I explained my story to them and was silently dismayed that it still took over half an hour in the car before we reached Coromandel. They if I wanted to come back to Whangarei with them, since I had no real plans. We'd been getting along pretty well so I thought why not? Warren and Debbie had a wonderfully homely home, we drank wine and told stories and laughed by the fire. I stayed with them overnight and decided it was time to leave this toe of New Zealand. My curiosity for the Thames and Coromandel area has been sated. I book a bus back to Auckland, with the intention of either doing a few days in a hostel, or seeing Adam back in Titirangi. It turned out that Adam and Gill are in Vietnam on holiday, so I send a text to Cee Cee and see if she fancies a visitor.

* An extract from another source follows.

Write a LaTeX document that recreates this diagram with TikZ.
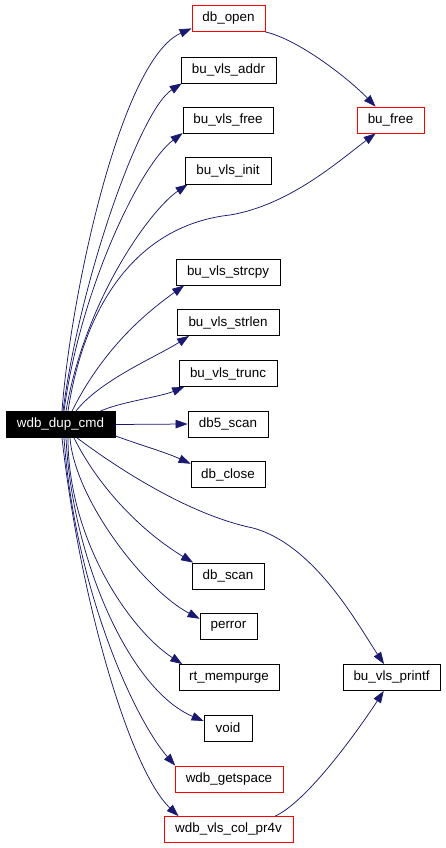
\documentclass[tikz,border=0pt]{standalone}
\usepackage{fontspec}
\setmainfont{Liberation Sans}
\usetikzlibrary{arrows.meta}
\definecolor{edgeblue}{RGB}{25,25,112}
\begin{document}
\begin{tikzpicture}[x=1pt,y=-1pt,
  fn/.style={draw=black,line width=0.8pt,minimum height=26pt,inner sep=0pt,font=\fontsize{13.4}{15}\selectfont,text=black},
  fnred/.style={fn,draw=red},
  root/.style={fn,fill=black,text=white},
  edge/.style={draw=edgeblue,line width=0.75pt,-{Triangle[length=12pt,width=8.5pt]}}]
\useasboundingbox (0,0) rectangle (445,848);
\node[root,minimum width=109pt] (w) at (60.5,424.5) {wdb\_dup\_cmd};
\node[fnred,minimum width=73pt] (dbopen) at (228.5,18.5) {db\_open};
\node[fn,minimum width=95pt] (addr) at (228.5,70) {bu\_vls\_addr};
\node[fn,minimum width=90pt] (vfree) at (228,120) {bu\_vls\_free};
\node[fn,minimum width=86pt,minimum height=27pt] (init) at (228,170.5) {bu\_vls\_init};
\node[fnred,minimum width=67pt] (bufree) at (390.5,120) {bu\_free};
\node[fn,minimum width=104pt] (strcpy) at (228,272) {bu\_vls\_strcpy};
\node[fn,minimum width=102pt] (strlen) at (228,322.5) {bu\_vls\_strlen};
\node[fn,minimum width=98pt] (trunc) at (228,373.5) {bu\_vls\_trunc};
\node[fn,minimum width=80pt] (db5) at (228,424) {db5\_scan};
\node[fn,minimum width=74pt] (dbclose) at (228,474.5) {db\_close};
\node[fn,minimum width=72pt] (dbscan) at (228,576) {db\_scan};
\node[fn,minimum width=57pt] (perror) at (228.5,626.5) {perror};
\node[fn,minimum width=100pt] (mem) at (229,677.5) {rt\_mempurge};
\node[fn,minimum width=97pt] (printf) at (391.5,677.5) {bu\_vls\_printf};
\node[fn,minimum width=48pt] (void) at (228,728) {void};
\node[fnred,minimum width=108pt] (getspace) at (229,779) {wdb\_getspace};
\node[fnred,minimum width=129pt] (pr4v) at (228.5,829.5) {wdb\_vls\_col\_pr4v};

\draw[edge] ([xshift=1.5pt]w.north) .. controls (70,300) and (120,60) .. (dbopen.195);
\draw[edge] ([xshift=2.5pt]w.north) .. controls (80,280) and (140,110) .. (addr.196);
\draw[edge] ([xshift=3.5pt]w.north) .. controls (80,290) and (140,165) .. (vfree.196);
\draw[edge] ([xshift=5.5pt]w.north) .. controls (85,300) and (150,210) .. (init.199);
\draw[edge] ([xshift=7.5pt]w.north) .. controls (85,300) and (140,225) .. (230,215) .. controls (290,205) and (340,160) .. (bufree.222);
\draw[edge] ([xshift=11.5pt]w.north) .. controls (105,345) and (150,310) .. (strcpy.197);
\draw[edge] ([xshift=15.5pt]w.north) .. controls (100,380) and (158,356) .. (strlen.199);
\draw[edge] ([xshift=40pt]w.north) .. controls (120,402) and (160,397) .. (trunc.197);
\draw[edge] (w.east) -- (db5.west);
\draw[edge] ([yshift=2pt]w.south east) .. controls (140,445) and (165,452) .. (dbclose.164);
\draw[edge] ([xshift=16.5pt]w.south) .. controls (120,470) and (190,515) .. (253,528) .. controls (315,545) and (358,625) .. (printf.119);
\draw[edge] ([xshift=13.5pt]w.south) .. controls (100,490) and (144,533) .. (dbscan.159);
\draw[edge] ([xshift=9.5pt]w.south) .. controls (75,500) and (145,590) .. (perror.165);
\draw[edge] ([xshift=7.5pt]w.south) .. controls (68,540) and (130,630) .. (mem.164);
\draw[edge] ([xshift=5.5pt]w.south) .. controls (72,560) and (130,690) .. (void.164);
\draw[edge] ([xshift=3.5pt]w.south) .. controls (75,590) and (135,720) .. (getspace.166);
\draw[edge] ([xshift=1.5pt]w.south) .. controls (80,600) and (130,770) .. (pr4v.165.6);
\draw[edge] (dbopen.340) .. controls (300,40) and (350,80) .. (bufree.138);
\draw[edge] (pr4v.16) .. controls (310,800) and (365,720) .. (printf.240);
\end{tikzpicture}
\end{document}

Cee Cee was overjoyed to hear from me, and my timing was perfect as there were a number of people who I'd met in the Urewera there to celebrate on of their birthdays. My arrival for such an occasion was not only welcomed by all, but again, with a feeling of almost that I was expected. The next day it was also the Powhiri (pronounced Poor-Firi) for Awhitia, the girl who had sung the bones vibrating song for the New Year. Powhiri is a traditional ceremony held by Maori when they start a new job. They bring the spirit of their ancestors to the new place of work and sing and dance to welcome the person and their spirit into the building and the role. Awhitia was being given a job within Mount Eden prison, to help work with the prisons in helping to reduce the number of Maori prisoners, and to help with their reintegration into society. It is the first time that a Maori has been chosen for the role. There were loads of people there! It was really nice to see how much everyone in the Whanau (family) and friends supports everyone else. I was told that the number of people was not unusual either, that they hadn't all come because the role was a big deal, but that they always turned up to celebrate and spiritually welcome someone's first day in a new job. There was, of course, lots of Kai (food) and the ladies did a beautiful Haka. It was yet another great example of how loving and family orientated the Maori are.
I've been staying with Cee Cee for a week now. Candice is also here (my host who took me to the Urewera and Kingitanga) trying to publish a book which has taken many people here with a great flurry of interest. I believe it will be called 'Mu' and concerns itself with the ancient land of Mu and Lemuria, Atlantis and spiritual issues concerning us in the run up the 2012 mayan prediction, written by Debbie Greenwood. Hopefully it will be launch either on 21 September, or 11 November, so keep an eye out for it perhaps.
Tomorrow I'm going to stay with Adam and Gill and then on Friday I catch a bus all the way down to Wellington. I hadn't planned originally on going that far south until I walked there, but a friend I made while stuck in Sydney is there and offered to let me stay, and Paul from back in the UK has also relocated there. 12 hours bus ride, but dirt cheap, so all's good.